BARI – Le olive partono dalla Puglia per andare nei frantoi delle aree olivicole del Centro Nord Italia. Circa mille quintali ogni giorno, via autotreno.
Un fenomeno certamente non nuovo, ma che toglie ulteriore valore aggiunto alla prima olivicoltura italiana, che vale circa il 40 per cento dell’olio nazionale. Un’olivicoltura che quest’anno deve fare i conti già con un’annata complicata, fatta di basso prezzo delle olive e dell’olio, resa inferiore alla media, grandi difficoltà nel reperire la manodopera necessaria al raccolto, raffica di furti di olive.
La ‘denuncia’ arriva dalla Cia Agricoltori Italiani Puglia che evidenzia come “si stia riproponendo in modo drammatico un fenomeno che mortifica l’olivicoltura pugliese: olive e olio made in Puglia venduti e utilizzati altrove per dare sostanza e qualità alle produzioni di altre regioni”.
“In molti casi – sottolinea ad agricultura.it Giuseppe Creanza, direttore Cia Levante (Bari e BAT) – si tratta degli stessi frantoi pugliesi che acquistano dal produttore locale, olive a 40 euro al quintale, per rivenderle ai frantoi del Centro-Nord a 90 euro al quintale. In altri casi c’è il grave fenomeno dei furti di prodotto, frequenti nelle aree di Bari, BAT e nel Foggiano: in quel caso, presumiamo che le olive che partono non siano neppure tracciate. Controlli ci sono, ma non sembrano essere sufficienti”.
Inoltre, c’è la problematica dei prezzi: quest’anno si attesta sui 35-40 euro al quintale, mentre per essere minimamente remunerativo per i produttori, dovrebbe essere di almeno 50-60 euro al quintale. “Chi ha necessità di vendere al più presto – aggiunge Creanza -, e si tratta della stragrande maggioranza degli olivicoltori che hanno la necessità di recuperare almeno in parte gli ingenti costi sostenuti, è costretto a cedere il prodotto a 35-40 euro al quintale, mentre il primo olio prodotto ha una quotazione che oscilla fra i 3,80 euro e i 4 euro al litro”. Prezzi bassi per il produttore, mentre aumentano i costi di produzione in rialzo per concimi, anticrittogamici, gasolio, energia, irrigazioni di soccorso, in una regione dove non è piovuto dallo scorso aprile.
Ma dove vanno a finire le olive pugliesi?
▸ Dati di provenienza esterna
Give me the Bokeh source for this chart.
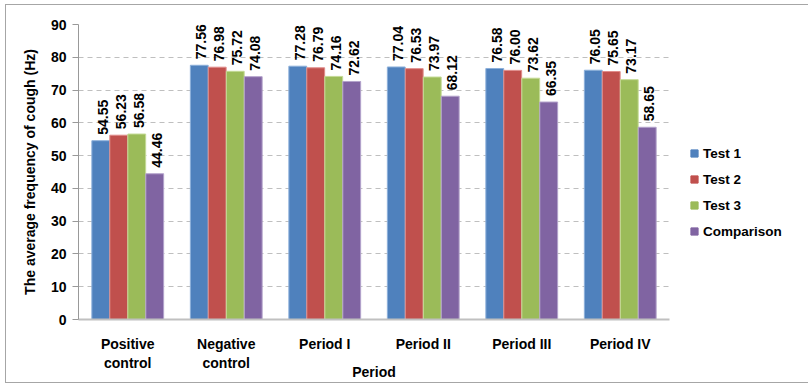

Si tratta di almeno 1.000 quintali al giorno che con autotreni vanno nei frantoi delle regioni del Centro Nord, principalmente in Umbria, Toscana e Liguria. “Un fenomeno – spiega Creanza – che è più diffuso ad inizio campagna olearia, diciamo dalla metà di ottobre alla metà di novembre”. Per cui in un mese almeno 30 mila quintali di olive lasciano la Puglia, per essere trasformate in olio venduto in altre regioni.
“Non biasimiamo i produttori – afferma Raffaele Carrabba, presidente Cia Puglia -, nella maggior parte dei casi si trovano a non avere alternative. E’ chiaro tuttavia come distorte e imposte dinamiche di mercato sottraggano alla Puglia, vale a dire alla prima regione italiana per produzione olivicola, tutto il valore aggiunto di un prodotto che è parte integrante della nostra identità sociale, storica e culturale, oltre a essere traino e motore economico e occupazionale”.